● EXERCISE GOAL:
Reproduce each line from the records that holds "Write".

● ITEMS:
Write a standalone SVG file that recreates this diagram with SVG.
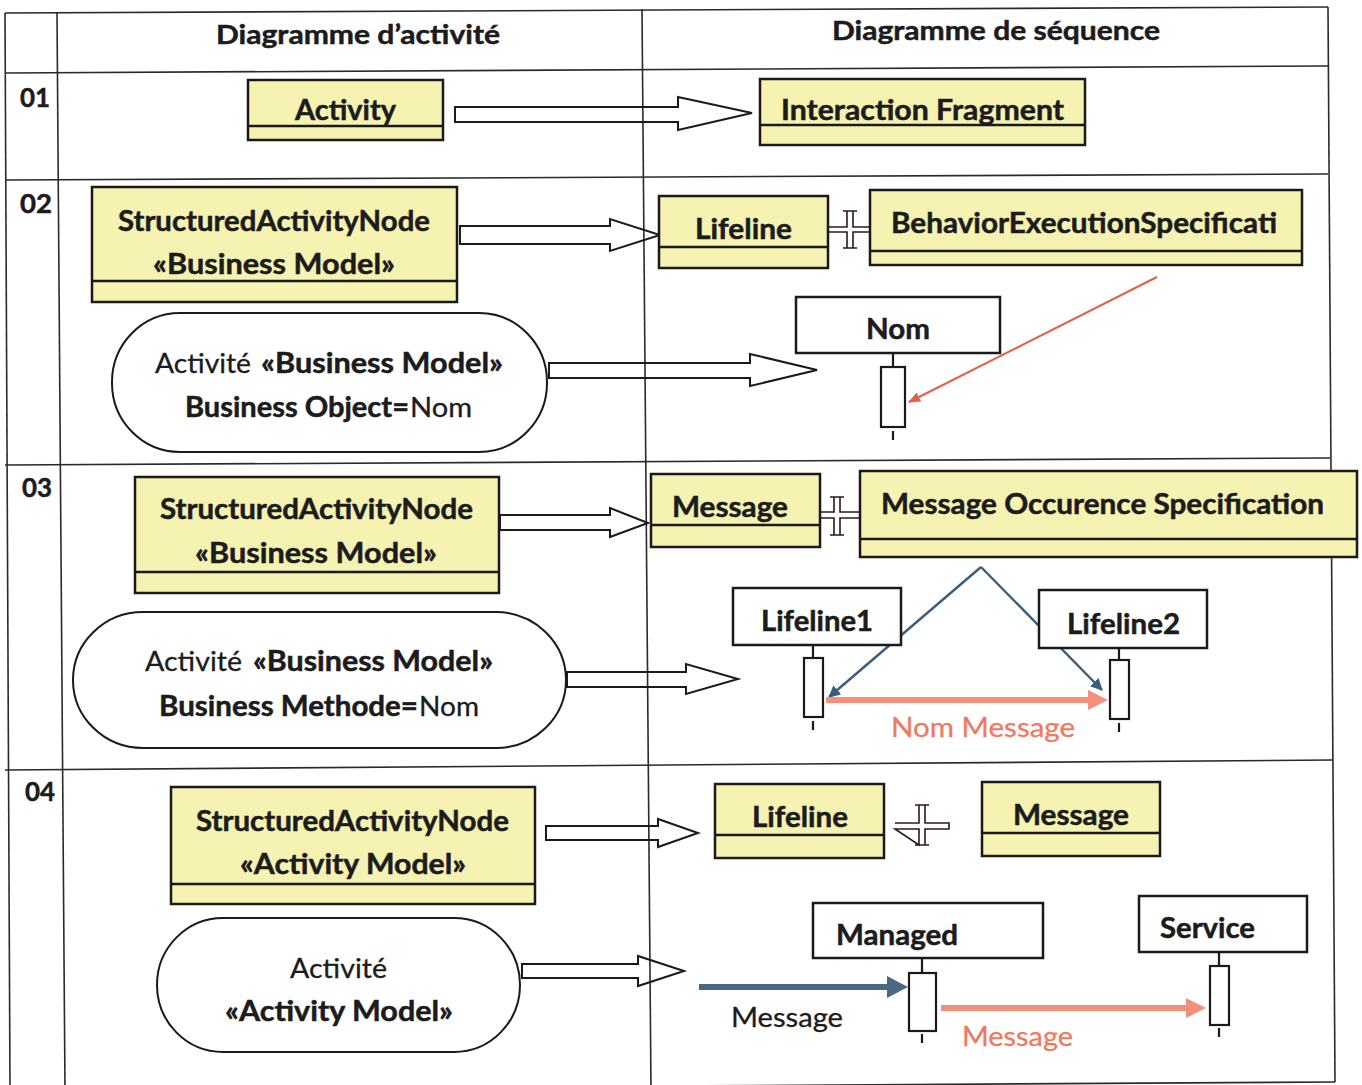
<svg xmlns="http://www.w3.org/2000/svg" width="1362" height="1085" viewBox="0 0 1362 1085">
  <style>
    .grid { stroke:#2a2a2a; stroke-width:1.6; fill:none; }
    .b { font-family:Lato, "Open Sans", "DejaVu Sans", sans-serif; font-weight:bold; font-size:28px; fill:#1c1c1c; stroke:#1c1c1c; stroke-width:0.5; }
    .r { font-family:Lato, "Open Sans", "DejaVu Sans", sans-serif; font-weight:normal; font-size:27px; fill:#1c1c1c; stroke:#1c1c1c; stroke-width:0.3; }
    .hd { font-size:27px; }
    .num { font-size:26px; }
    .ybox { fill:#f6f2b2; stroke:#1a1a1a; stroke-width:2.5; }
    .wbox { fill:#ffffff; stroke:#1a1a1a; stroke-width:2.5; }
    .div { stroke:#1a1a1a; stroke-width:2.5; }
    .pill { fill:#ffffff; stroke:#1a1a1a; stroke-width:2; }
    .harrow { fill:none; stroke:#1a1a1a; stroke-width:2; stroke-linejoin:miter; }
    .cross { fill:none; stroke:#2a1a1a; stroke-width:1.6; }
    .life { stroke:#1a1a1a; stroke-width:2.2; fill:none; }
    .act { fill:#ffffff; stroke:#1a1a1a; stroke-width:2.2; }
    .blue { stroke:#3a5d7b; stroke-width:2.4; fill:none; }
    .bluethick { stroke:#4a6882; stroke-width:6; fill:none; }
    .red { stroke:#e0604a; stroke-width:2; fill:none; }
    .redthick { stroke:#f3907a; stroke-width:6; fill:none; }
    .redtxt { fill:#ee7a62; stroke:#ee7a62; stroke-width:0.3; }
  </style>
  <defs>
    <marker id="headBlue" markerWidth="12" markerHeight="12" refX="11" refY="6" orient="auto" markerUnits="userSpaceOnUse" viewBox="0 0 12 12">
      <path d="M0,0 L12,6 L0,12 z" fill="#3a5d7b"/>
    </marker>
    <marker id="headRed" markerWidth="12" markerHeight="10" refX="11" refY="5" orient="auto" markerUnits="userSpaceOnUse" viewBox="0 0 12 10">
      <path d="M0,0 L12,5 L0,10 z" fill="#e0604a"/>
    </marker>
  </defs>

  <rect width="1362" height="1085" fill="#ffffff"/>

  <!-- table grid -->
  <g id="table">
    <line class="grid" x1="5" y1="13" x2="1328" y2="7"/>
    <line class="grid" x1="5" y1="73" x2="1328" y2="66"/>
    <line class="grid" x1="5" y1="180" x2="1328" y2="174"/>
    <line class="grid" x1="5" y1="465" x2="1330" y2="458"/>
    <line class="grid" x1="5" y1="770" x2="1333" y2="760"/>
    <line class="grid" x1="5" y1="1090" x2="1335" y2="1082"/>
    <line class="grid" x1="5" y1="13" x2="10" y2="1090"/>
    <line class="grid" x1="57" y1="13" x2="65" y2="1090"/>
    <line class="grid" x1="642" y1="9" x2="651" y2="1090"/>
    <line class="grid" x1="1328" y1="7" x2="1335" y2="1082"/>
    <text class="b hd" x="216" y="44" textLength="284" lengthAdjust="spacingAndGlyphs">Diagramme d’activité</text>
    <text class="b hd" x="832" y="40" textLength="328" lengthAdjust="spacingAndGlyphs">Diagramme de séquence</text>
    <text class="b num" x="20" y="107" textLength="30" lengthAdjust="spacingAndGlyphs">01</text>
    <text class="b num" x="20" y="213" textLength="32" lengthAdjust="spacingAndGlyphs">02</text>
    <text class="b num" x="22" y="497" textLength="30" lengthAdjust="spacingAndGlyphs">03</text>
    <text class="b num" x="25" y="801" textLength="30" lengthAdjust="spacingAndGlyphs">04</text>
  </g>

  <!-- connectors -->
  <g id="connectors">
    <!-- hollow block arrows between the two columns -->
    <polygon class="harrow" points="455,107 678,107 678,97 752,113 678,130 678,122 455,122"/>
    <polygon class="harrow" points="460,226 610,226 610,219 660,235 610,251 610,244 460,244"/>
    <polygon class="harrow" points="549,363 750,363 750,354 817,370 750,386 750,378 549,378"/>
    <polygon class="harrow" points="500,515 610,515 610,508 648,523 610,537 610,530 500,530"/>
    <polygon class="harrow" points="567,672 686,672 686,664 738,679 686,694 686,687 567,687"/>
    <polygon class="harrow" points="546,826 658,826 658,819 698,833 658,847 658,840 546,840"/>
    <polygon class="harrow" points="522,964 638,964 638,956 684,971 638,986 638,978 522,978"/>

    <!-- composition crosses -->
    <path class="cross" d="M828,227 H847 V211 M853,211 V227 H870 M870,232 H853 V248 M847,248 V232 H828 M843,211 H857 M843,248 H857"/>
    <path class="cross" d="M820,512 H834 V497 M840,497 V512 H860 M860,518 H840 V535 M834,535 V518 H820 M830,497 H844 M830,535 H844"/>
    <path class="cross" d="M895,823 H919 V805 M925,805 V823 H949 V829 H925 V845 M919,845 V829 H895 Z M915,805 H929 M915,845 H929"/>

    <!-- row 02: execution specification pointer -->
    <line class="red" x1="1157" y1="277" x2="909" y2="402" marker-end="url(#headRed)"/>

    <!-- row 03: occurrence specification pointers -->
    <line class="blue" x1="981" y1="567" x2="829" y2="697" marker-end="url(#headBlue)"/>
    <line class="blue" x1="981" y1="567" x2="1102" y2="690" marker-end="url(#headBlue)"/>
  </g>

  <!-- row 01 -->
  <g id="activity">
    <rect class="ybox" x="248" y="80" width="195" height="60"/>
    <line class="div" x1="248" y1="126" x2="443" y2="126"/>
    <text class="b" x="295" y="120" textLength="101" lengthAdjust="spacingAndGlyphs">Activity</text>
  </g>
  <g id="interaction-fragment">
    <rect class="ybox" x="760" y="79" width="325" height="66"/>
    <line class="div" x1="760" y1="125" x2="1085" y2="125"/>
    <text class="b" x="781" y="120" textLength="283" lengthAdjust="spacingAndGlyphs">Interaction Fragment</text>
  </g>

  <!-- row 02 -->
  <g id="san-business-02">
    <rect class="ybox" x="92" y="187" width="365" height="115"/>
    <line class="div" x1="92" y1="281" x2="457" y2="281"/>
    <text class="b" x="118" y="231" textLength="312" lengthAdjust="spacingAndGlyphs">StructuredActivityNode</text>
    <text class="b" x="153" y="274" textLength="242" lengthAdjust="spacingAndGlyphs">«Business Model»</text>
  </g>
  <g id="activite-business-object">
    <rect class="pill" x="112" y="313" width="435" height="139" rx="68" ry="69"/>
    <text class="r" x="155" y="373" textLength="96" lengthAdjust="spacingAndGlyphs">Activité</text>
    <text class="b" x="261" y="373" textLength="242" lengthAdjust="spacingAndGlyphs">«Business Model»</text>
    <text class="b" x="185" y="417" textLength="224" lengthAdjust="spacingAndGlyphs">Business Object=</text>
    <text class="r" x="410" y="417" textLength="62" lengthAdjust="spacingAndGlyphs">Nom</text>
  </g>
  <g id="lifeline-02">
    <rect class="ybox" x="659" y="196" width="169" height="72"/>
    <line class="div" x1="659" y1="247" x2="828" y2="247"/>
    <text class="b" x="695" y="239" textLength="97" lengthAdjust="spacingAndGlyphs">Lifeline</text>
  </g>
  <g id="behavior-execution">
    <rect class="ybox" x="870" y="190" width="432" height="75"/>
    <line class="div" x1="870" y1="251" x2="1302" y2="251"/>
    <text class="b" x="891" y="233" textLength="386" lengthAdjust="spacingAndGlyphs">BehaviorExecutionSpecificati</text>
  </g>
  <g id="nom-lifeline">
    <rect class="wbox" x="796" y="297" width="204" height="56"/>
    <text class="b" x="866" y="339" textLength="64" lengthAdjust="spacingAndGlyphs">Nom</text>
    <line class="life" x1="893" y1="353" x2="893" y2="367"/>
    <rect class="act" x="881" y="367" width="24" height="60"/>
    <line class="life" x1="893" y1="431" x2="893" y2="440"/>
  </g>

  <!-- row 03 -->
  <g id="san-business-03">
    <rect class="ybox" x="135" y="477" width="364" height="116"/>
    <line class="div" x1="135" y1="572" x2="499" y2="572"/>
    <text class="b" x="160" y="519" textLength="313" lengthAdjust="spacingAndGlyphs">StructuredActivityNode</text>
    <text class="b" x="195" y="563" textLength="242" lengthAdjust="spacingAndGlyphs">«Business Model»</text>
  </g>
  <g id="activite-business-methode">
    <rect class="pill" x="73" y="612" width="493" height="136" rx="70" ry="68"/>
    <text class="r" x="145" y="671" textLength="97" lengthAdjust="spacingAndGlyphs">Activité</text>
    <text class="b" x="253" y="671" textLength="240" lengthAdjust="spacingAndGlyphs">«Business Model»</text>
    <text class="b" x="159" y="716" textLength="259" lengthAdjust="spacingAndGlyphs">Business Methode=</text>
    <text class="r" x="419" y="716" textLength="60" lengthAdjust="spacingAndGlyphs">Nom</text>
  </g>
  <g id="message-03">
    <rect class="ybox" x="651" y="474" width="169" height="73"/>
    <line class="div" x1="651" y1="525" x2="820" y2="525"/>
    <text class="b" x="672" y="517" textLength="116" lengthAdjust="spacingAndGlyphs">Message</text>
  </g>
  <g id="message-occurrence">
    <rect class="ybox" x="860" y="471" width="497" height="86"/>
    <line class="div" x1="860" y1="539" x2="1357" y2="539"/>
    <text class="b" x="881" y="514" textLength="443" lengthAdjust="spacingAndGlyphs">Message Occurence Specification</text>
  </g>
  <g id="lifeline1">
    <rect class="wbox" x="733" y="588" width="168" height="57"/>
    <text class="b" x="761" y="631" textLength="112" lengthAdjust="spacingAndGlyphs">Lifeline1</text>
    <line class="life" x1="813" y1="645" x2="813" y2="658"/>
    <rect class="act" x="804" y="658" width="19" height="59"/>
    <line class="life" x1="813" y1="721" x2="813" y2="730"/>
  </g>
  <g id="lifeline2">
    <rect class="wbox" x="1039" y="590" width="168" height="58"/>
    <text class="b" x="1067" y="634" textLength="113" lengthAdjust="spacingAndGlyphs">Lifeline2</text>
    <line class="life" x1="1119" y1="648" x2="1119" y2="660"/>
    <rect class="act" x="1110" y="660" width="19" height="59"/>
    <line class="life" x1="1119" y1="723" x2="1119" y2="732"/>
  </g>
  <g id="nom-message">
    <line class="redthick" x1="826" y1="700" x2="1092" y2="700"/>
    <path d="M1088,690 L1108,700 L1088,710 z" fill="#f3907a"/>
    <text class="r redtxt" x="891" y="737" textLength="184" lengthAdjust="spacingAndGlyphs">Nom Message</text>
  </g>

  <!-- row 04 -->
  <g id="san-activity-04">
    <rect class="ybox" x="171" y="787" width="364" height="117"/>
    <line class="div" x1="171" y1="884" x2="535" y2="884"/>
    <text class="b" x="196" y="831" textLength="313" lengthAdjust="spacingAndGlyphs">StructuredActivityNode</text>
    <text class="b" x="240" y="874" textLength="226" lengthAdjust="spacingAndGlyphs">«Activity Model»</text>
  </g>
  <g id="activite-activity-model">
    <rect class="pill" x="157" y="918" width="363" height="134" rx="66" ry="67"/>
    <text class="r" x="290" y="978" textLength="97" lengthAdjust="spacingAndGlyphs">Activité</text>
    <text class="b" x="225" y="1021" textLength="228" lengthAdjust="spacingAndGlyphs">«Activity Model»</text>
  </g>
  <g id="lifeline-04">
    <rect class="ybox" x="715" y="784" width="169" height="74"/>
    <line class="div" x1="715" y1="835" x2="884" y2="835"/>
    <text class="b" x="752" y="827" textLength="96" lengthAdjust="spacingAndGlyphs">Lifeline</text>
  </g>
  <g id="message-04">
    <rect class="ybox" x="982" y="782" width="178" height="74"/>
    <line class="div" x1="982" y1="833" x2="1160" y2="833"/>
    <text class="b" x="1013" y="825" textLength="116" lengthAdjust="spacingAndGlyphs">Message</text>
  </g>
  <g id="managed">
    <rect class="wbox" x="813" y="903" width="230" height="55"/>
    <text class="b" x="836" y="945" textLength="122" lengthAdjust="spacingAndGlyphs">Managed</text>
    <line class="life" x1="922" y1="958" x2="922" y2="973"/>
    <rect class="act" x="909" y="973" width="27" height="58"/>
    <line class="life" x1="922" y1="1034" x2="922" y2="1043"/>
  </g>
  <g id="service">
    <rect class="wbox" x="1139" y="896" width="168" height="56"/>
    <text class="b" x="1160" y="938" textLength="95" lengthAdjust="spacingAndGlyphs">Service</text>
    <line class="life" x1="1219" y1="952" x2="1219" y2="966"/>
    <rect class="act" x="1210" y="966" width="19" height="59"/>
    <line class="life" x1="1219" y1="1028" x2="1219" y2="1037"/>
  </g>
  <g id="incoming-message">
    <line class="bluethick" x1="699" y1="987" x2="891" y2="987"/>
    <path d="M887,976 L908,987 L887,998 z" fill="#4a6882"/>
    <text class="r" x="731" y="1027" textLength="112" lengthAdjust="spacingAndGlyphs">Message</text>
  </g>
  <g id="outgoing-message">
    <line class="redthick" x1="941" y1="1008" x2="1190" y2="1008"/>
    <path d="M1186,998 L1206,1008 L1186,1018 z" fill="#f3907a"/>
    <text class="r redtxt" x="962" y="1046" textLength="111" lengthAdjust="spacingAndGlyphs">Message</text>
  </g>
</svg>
==
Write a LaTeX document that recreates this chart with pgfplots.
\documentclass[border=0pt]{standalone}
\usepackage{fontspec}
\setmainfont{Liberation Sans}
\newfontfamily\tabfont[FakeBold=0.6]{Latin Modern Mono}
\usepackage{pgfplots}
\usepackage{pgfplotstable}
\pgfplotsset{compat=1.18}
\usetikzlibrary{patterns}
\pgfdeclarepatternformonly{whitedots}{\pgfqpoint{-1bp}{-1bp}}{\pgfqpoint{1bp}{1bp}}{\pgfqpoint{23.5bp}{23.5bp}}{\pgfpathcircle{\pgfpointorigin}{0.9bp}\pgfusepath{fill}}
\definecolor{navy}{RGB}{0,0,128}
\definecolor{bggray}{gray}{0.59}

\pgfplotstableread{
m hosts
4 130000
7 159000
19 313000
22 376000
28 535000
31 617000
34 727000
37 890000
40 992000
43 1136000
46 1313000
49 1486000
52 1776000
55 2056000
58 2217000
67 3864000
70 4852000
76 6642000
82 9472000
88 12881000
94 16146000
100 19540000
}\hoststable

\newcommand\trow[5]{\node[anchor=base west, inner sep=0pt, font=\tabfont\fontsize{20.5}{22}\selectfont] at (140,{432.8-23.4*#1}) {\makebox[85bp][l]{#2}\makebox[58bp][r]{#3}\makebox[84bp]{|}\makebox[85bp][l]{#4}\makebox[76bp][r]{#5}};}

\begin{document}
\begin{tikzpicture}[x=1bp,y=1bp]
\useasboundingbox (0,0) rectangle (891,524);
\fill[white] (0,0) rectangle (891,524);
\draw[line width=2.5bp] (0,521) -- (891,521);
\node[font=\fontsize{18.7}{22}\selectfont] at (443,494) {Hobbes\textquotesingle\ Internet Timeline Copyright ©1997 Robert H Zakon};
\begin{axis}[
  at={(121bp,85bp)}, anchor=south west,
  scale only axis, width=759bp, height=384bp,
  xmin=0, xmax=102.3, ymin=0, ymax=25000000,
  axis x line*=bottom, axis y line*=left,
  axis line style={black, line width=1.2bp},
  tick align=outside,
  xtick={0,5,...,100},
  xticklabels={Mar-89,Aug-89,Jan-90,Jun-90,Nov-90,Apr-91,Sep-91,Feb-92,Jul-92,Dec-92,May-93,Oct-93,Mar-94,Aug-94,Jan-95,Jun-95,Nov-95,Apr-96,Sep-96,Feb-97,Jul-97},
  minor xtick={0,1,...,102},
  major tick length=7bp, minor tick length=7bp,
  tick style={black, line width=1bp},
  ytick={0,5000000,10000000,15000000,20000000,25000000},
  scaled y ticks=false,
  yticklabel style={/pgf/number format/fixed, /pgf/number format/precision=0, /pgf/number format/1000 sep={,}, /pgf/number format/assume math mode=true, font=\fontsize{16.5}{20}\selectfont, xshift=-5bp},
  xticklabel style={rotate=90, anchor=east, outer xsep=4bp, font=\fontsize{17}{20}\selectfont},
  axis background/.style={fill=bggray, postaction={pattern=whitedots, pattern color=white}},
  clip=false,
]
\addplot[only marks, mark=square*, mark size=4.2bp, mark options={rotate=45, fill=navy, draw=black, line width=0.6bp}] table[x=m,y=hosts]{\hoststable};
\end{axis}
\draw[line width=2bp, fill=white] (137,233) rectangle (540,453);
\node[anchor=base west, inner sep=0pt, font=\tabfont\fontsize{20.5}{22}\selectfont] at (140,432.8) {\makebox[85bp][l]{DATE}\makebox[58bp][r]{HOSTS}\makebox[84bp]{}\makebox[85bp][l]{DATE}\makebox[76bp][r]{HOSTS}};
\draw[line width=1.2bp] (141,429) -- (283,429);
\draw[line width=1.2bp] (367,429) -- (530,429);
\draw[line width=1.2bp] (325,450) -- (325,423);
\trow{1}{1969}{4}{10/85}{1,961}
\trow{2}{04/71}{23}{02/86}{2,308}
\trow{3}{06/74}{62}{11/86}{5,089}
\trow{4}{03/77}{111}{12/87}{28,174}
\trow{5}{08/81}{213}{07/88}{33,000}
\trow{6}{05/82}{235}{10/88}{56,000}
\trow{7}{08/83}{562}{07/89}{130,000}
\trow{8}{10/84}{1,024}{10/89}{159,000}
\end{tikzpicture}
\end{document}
--
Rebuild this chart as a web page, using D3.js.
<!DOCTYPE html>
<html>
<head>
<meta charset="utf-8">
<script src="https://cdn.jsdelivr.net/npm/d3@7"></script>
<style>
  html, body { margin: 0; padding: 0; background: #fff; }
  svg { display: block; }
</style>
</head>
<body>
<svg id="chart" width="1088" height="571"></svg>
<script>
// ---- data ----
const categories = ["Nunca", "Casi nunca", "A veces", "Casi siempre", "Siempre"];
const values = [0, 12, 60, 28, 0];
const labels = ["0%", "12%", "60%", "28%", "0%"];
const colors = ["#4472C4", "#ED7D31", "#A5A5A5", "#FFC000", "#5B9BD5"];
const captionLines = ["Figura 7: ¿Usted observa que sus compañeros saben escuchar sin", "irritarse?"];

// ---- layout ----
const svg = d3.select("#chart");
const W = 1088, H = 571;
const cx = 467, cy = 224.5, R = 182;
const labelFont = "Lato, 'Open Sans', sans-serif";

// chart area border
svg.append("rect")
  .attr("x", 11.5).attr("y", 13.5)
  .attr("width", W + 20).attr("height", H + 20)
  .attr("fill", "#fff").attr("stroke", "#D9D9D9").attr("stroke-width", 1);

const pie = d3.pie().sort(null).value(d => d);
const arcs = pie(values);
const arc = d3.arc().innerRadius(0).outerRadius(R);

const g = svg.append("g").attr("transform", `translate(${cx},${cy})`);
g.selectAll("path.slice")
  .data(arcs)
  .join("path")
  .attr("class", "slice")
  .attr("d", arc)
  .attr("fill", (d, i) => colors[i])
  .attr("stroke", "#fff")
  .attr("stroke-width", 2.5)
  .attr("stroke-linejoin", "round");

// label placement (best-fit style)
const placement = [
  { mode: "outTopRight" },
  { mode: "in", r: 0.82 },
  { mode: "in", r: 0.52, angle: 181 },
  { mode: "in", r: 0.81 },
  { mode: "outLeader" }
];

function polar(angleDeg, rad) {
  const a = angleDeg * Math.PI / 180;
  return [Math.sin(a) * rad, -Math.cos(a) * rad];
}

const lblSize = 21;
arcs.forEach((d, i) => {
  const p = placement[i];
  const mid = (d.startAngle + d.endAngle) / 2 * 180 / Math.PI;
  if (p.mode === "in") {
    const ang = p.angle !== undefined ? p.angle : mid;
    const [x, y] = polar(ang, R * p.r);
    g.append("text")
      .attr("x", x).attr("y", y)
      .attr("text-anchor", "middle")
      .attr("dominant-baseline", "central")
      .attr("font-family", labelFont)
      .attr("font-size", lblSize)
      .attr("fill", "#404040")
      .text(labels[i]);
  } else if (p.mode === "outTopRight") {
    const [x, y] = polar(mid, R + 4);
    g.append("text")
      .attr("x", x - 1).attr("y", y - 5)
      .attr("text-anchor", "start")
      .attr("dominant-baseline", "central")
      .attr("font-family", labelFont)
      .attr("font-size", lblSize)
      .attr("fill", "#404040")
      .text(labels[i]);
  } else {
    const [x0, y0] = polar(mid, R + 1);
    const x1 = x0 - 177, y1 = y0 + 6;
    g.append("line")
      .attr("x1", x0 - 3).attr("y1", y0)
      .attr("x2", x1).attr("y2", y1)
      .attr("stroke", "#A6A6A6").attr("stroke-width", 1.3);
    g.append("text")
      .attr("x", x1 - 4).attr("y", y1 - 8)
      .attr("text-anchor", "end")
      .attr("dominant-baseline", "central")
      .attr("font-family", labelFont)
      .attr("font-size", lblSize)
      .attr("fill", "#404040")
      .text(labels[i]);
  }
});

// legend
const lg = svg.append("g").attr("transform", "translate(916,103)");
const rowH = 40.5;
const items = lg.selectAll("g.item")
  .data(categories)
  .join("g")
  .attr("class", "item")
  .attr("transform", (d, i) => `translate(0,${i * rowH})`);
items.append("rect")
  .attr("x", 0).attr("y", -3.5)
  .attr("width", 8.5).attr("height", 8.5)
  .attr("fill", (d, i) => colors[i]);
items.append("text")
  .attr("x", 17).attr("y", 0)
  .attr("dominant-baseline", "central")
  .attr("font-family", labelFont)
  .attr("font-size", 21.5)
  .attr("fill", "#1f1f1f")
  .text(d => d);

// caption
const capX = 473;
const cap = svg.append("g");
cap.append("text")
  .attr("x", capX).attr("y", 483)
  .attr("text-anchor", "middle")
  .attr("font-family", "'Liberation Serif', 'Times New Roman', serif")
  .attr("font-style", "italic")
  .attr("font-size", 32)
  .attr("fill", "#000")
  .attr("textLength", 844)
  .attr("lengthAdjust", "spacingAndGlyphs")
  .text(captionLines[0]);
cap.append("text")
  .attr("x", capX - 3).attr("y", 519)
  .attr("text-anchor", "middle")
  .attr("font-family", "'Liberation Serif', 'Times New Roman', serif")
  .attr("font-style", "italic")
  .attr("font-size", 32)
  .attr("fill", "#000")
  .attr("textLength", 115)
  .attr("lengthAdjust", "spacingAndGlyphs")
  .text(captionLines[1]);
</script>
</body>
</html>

● EXERCISE RESULT:
Write a standalone SVG file that recreates this diagram with SVG.
Write a LaTeX document that recreates this chart with pgfplots.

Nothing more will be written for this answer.